What you are asked to do: Print exactly, please, the lines from the top of the entries below up to and including the line with "(0,0) rectangle (442,448);", and nothing else; pictures are excluded.
[start]
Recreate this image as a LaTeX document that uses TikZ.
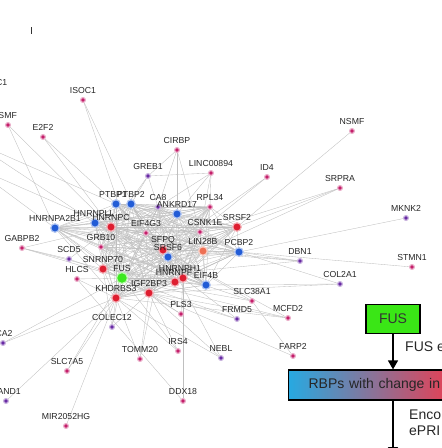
\documentclass[tikz,border=0pt]{standalone}
\usepackage{fontspec}
\setmainfont{Liberation Sans}
\usetikzlibrary{arrows.meta,backgrounds}

\definecolor{pk}{RGB}{196,30,106}
\definecolor{pu}{RGB}{104,42,164}
\definecolor{rd}{RGB}{222,30,48}
\definecolor{bl}{RGB}{34,92,214}
\definecolor{gn}{RGB}{60,232,30}
\definecolor{og}{RGB}{238,112,84}
\definecolor{fusgreen}{RGB}{58,230,22}
\definecolor{rbpblue}{RGB}{39,169,225}
\definecolor{rbpred}{RGB}{252,52,68}

\tikzset{
  dot/.style={circle, inner sep=0pt, line width=1.2pt},
  pkdot/.style={dot, minimum size=4.8pt, fill=pk, draw=pk!35},
  pudot/.style={dot, minimum size=4.8pt, fill=pu, draw=pu!35},
  rddot/.style={dot, minimum size=8.5pt, fill=rd, draw=rd!35},
  bldot/.style={dot, minimum size=8.5pt, fill=bl, draw=bl!35},
  ogdot/.style={dot, minimum size=8.5pt, fill=og, draw=og!35},
  gndot/.style={dot, minimum size=11pt, fill=gn, draw=gn!35},
  lab/.style={font=\fontsize{8.7}{9}\selectfont, text=black!85, inner sep=0pt, anchor=south},
  link/.style={draw=black!25, line width=0.35pt},
  note/.style={font=\fontsize{14}{16}\selectfont, text=black!85, inner sep=0pt},
  fusbox/.style={draw=black, line width=1.2pt, fill=fusgreen, minimum width=54pt,
    minimum height=29pt, font=\fontsize{14}{16}\selectfont, text=black!80},
  rbpbox/.style={draw=black, line width=1.2pt, left color=rbpblue, right color=rbpred,
    minimum height=30pt, text width=140pt, inner xsep=20pt, align=left, anchor=west,
    font=\fontsize{14}{16}\selectfont, text=black!85},
  flow/.style={line width=1.3pt, -{Triangle[length=9pt,width=10pt]}},
}

% dot with its name above
\newcommand{\gene}[5][0]{%
  \node[#2] (#3) at (#4) {};
  \node[lab] (#3-l) at ([xshift=#1pt, yshift=6pt]#3.center) {#5};}

\begin{document}
\begin{tikzpicture}[x=1pt, y=-1pt]
\useasboundingbox (0,0) rectangle (442,448);

\draw[line width=0.6pt, black!80] (31,27) -- (31,34);
\node[lab, anchor=east] (cone-l) at (7.5,83) {C1};

% outer genes
\gene{pkdot}{isoc}{83,100}{ISOC1}
\gene{pkdot}{etwo}{43,137}{E2F2}
\gene[-3.5]{pkdot}{nsmfl}{8,125}{NSMF}
\gene{pkdot}{cirbp}{177,150}{CIRBP}
\gene{pkdot}{nsmfr}{352,131}{NSMF}
\gene{pkdot}{linc}{211,173}{LINC00894}
\gene{pkdot}{idfour}{267,177}{ID4}
\gene{pudot}{greb}{148,176}{GREB1}
\gene{pkdot}{srpra}{340,188}{SRPRA}
\gene{pudot}{dbn}{300,261}{DBN1}
\gene{pudot}{mknk}{406,218}{MKNK2}
\gene{pkdot}{stmn}{412,267}{STMN1}
\gene{pudot}{col}{340,284}{COL2A1}
\gene{pkdot}{slcta}{252,301}{SLC38A1}
\gene{pudot}{frmd}{237,319}{FRMD5}
\gene{pkdot}{mcfd}{288,318}{MCFD2}
\gene{pkdot}{farp}{293,356}{FARP2}
\gene{pudot}{nebl}{221,358}{NEBL}
\gene{pkdot}{pls}{181,314}{PLS3}
\gene{pkdot}{irs}{178,351}{IRS4}
\gene{pkdot}{tomm}{140,359}{TOMM20}
\gene{pudot}{colec}{112,327}{COLEC12}
\gene{pkdot}{slcsf}{67,371}{SLC7A5}
\gene{pudot}{hand}{6,401}{HAND1}
\gene[1]{pudot}{caa}{3,343}{CA2}
\gene{pkdot}{mir}{66,426}{MIR2052HG}
\gene{pkdot}{ddx}{183,401}{DDX18}
\gene{pudot}{scd}{69,259}{SCD5}
\gene{pkdot}{gabp}{22,248}{GABPB2}
\gene{pkdot}{hlcs}{77,279}{HLCS}

% central RBPs
\gene{pkdot}{rpl}{210,207}{RPL34}
\gene{pudot}{ca}{158,207}{CA8}
\gene{bldot}{ankrd}{177,214}{ANKRD17}
\gene[-3]{bldot}{ptbpa}{116,204}{PTBP1}
\gene{bldot}{ptbpb}{131,204}{PTBP2}
\gene{bldot}{hnrnpab}{55,228}{HNRNPA2B1}
\gene[-1]{bldot}{hnrnpll}{95,223}{HNRNPLL}
\gene{rddot}{hnrnpc}{111,227}{HNRNPC}
\gene{pkdot}{eifg}{146,233}{EIF4G3}
\gene{pkdot}{grb}{101,247}{GRB10}
\gene{rddot}{snrnp}{103,269}{SNRNP70}
\gene{rddot}{khdr}{116,298}{KHDRBS3}
\gene{rddot}{igf}{149,293}{IGF2BP3}
\gene[-3]{rddot}{hnrnph}{183,278}{HNRNPH1}
\gene[-1]{rddot}{hnrnpf}{175,282}{HNRNPF}
\gene{bldot}{eifb}{206,285}{EIF4B}
\gene{rddot}{sfpq}{163,250}{SFPQ}
\gene{bldot}{srsff}{168,257}{SRSF6}
\gene[5]{pkdot}{csnk}{200,232}{CSNK1E}
\gene{rddot}{srsfb}{237,227}{SRSF2}
\gene{ogdot}{lin}{203,251}{LIN28B}
\gene{bldot}{pcbp}{239,252}{PCBP2}
\gene{gndot}{fus}{122,278}{FUS}

\coordinate (offa) at (-30,140);
\coordinate (offb) at (-30,165);

% interactions
\begin{scope}[on background layer]
\def\hubs{fus,hnrnpc,ptbpa,ptbpb,hnrnpll,hnrnpab,ankrd,sfpq,srsff,hnrnph,hnrnpf,igf,khdr,snrnp,eifb,pcbp,srsfb,lin,csnk,eifg,grb,ca,rpl}
\foreach \a [count=\i] in \hubs {
  \foreach \b [count=\j] in \hubs {
    \ifnum\j>\i \draw[link] (\a) -- (\b); \fi
  }
}
\foreach \a/\b in {isoc/igf, isoc/eifg, etwo/ptbpa, etwo/hnrnpc, nsmfl/hnrnpab, nsmfl/hnrnpc,
    offa/ptbpa, offa/hnrnpll, offb/hnrnpc, offb/hnrnpab,
    cirbp/greb, cirbp/ankrd, cirbp/ca, cirbp/csnk, nsmfr/srsfb,
    linc/greb, linc/rpl, linc/ankrd, linc/ca, linc/csnk, idfour/sfpq, idfour/srsff,
    greb/ptbpb, greb/hnrnpc, greb/ca, srpra/srsfb, srpra/csnk, srpra/lin,
    mknk/pcbp, stmn/pcbp, dbn/pcbp, dbn/lin, dbn/sfpq, dbn/fus,
    col/igf, col/eifb, col/pcbp, slcta/hnrnph, slcta/sfpq, slcta/fus, slcta/farp,
    mcfd/fus, mcfd/khdr, mcfd/igf, mcfd/sfpq, farp/igf, frmd/fus, frmd/igf, frmd/hnrnph,
    nebl/sfpq, nebl/igf, nebl/khdr, pls/fus, pls/igf, pls/hnrnph,
    irs/igf, irs/khdr, irs/fus, tomm/igf, tomm/khdr, tomm/sfpq, ddx/hlcs, ddx/hnrnph,
    colec/fus, colec/khdr, colec/snrnp, colec/igf, slcsf/fus, slcsf/khdr,
    mir/khdr, hand/khdr, caa/fus, caa/khdr,
    gabp/hnrnpc, gabp/scd, gabp/snrnp, gabp/fus, scd/fus, scd/hnrnpc, hlcs/fus, hlcs/khdr}
  \draw[link] (\a) -- (\b);
\end{scope}

% legend
\node[fusbox] (fusbox) at (393,319) {FUS};
\node[rbpbox] (rbp) at (288,385) {RBPs with change in};
\draw[flow] (fusbox) -- (fusbox.south |- rbp.north);
\node[note, anchor=west] (fuse) at (405,347) {FUS e};
\coordinate (down) at (393,456);
\draw[flow] (rbp.south -| fusbox) -- (down);
\node[note, anchor=west, align=left] (enco) at (409,423) {Enco\\ePRI};
\end{tikzpicture}
\end{document}
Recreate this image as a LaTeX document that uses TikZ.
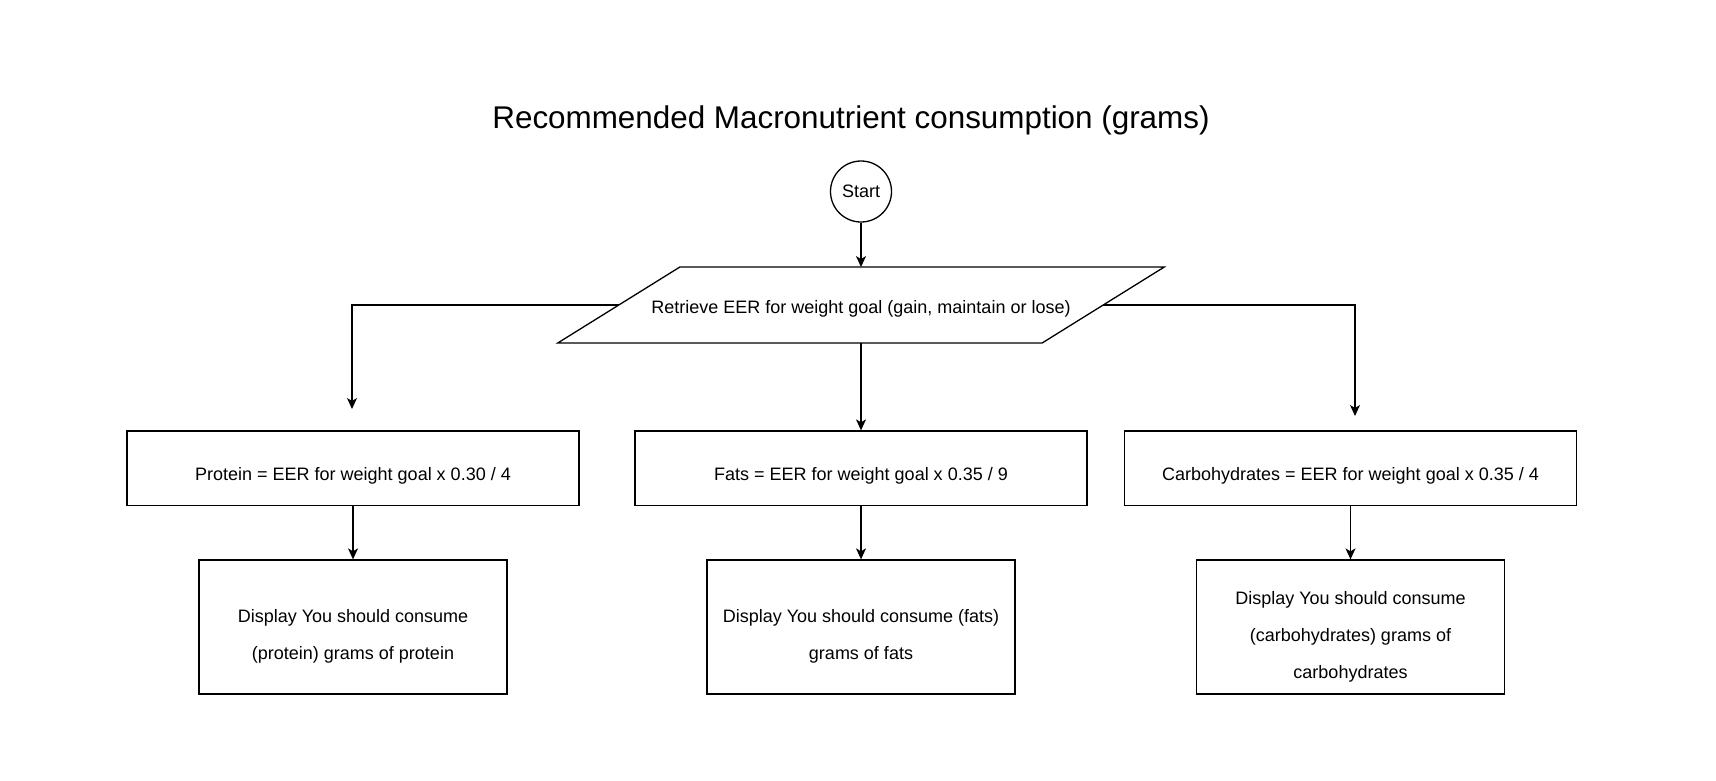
\documentclass[tikz,border=0pt]{standalone}
\usepackage{fontspec}
\setmainfont{Liberation Sans}
\usetikzlibrary{shapes, positioning, calc, arrows.meta}

\tikzset{
    txt/.style={font=\fontsize{18}{37}\selectfont},
    calcbox/.style={draw, line width=1.3pt, txt, minimum width=452pt, minimum height=74.6pt, text height=24pt, text depth=0pt},
    showbox/.style={draw, line width=1.3pt, minimum width=308pt, minimum height=134pt},
    showtxt/.style={txt, align=center, yshift=-9.5pt},
    arrow/.style={line width=1.3pt, -{Stealth[length=11pt, width=10pt, inset=3pt]}}
}

\begin{document}
\begin{tikzpicture}[x=1pt, y=-1pt]
        \fill[white] (0,0) rectangle (1716,780);

        \node (title) at (851,120) {\fontsize{31.4}{36}\selectfont Recommended Macronutrient consumption (grams)};
        \node (start) at (861,191.5) [draw, circle, line width=1.3pt, minimum size=61pt, inner sep=0pt, txt] {Start};
        \node (retr) at (861,305) [minimum width=484pt, minimum height=75.5pt, inner sep=0pt, txt, text height=18pt, text depth=2pt] {Retrieve EER for weight goal (gain, maintain or lose)};
        \draw[line width=1.3pt] ($(retr.south west)+(-61,0)$) -- ($(retr.south east)+(-61,0)$)
            -- ($(retr.north east)+(61,0)$) -- ($(retr.north west)+(61,0)$) -- cycle;

        % calculations
        \node (prot) at (353,468.3) [calcbox] {Protein = EER for weight goal x 0.30 / 4};
        \node (fats) at (861,468.3) [calcbox] {Fats = EER for weight goal x 0.35 / 9};
        \node (carb) at (1350.5,468.3) [calcbox] {Carbohydrates = EER for weight goal x 0.35 / 4};

        % output
        \node (showp) at (353,627) [showbox, label={[showtxt]center:{Display You should consume\\(protein) grams of protein}}] {};
        \node (showf) at (861,627) [showbox, label={[showtxt]center:{Display You should consume (fats)\\grams of fats}}] {};
        \node (showc) at (1350.5,627) [showbox, label={[showtxt]center:{Display You should consume\\(carbohydrates) grams of\\carbohydrates}}] {};

        \coordinate (pin) at (352,409);
        \coordinate (cin) at (1355,416);

        \draw[arrow] (start) -- (retr.north);
        \draw[arrow] (retr.west) -| (pin);
        \draw[arrow] (retr.south) -- (fats);
        \draw[arrow] (retr.east) -| (cin);
        \draw[arrow] (prot) -- (showp);
        \draw[arrow] (fats) -- (showf);
        \draw[arrow] (carb) -- (showc);
    \end{tikzpicture}
\end{document}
[end]
Correct response:
Recreate this image as a LaTeX document that uses TikZ.
\documentclass[tikz,border=0pt]{standalone}
\usepackage{fontspec}
\setmainfont{Liberation Sans}
\usetikzlibrary{arrows.meta,backgrounds}

\definecolor{pk}{RGB}{196,30,106}
\definecolor{pu}{RGB}{104,42,164}
\definecolor{rd}{RGB}{222,30,48}
\definecolor{bl}{RGB}{34,92,214}
\definecolor{gn}{RGB}{60,232,30}
\definecolor{og}{RGB}{238,112,84}
\definecolor{fusgreen}{RGB}{58,230,22}
\definecolor{rbpblue}{RGB}{39,169,225}
\definecolor{rbpred}{RGB}{252,52,68}

\tikzset{
  dot/.style={circle, inner sep=0pt, line width=1.2pt},
  pkdot/.style={dot, minimum size=4.8pt, fill=pk, draw=pk!35},
  pudot/.style={dot, minimum size=4.8pt, fill=pu, draw=pu!35},
  rddot/.style={dot, minimum size=8.5pt, fill=rd, draw=rd!35},
  bldot/.style={dot, minimum size=8.5pt, fill=bl, draw=bl!35},
  ogdot/.style={dot, minimum size=8.5pt, fill=og, draw=og!35},
  gndot/.style={dot, minimum size=11pt, fill=gn, draw=gn!35},
  lab/.style={font=\fontsize{8.7}{9}\selectfont, text=black!85, inner sep=0pt, anchor=south},
  link/.style={draw=black!25, line width=0.35pt},
  note/.style={font=\fontsize{14}{16}\selectfont, text=black!85, inner sep=0pt},
  fusbox/.style={draw=black, line width=1.2pt, fill=fusgreen, minimum width=54pt,
    minimum height=29pt, font=\fontsize{14}{16}\selectfont, text=black!80},
  rbpbox/.style={draw=black, line width=1.2pt, left color=rbpblue, right color=rbpred,
    minimum height=30pt, text width=140pt, inner xsep=20pt, align=left, anchor=west,
    font=\fontsize{14}{16}\selectfont, text=black!85},
  flow/.style={line width=1.3pt, -{Triangle[length=9pt,width=10pt]}},
}

% dot with its name above
\newcommand{\gene}[5][0]{%
  \node[#2] (#3) at (#4) {};
  \node[lab] (#3-l) at ([xshift=#1pt, yshift=6pt]#3.center) {#5};}

\begin{document}
\begin{tikzpicture}[x=1pt, y=-1pt]
\useasboundingbox (0,0) rectangle (442,448);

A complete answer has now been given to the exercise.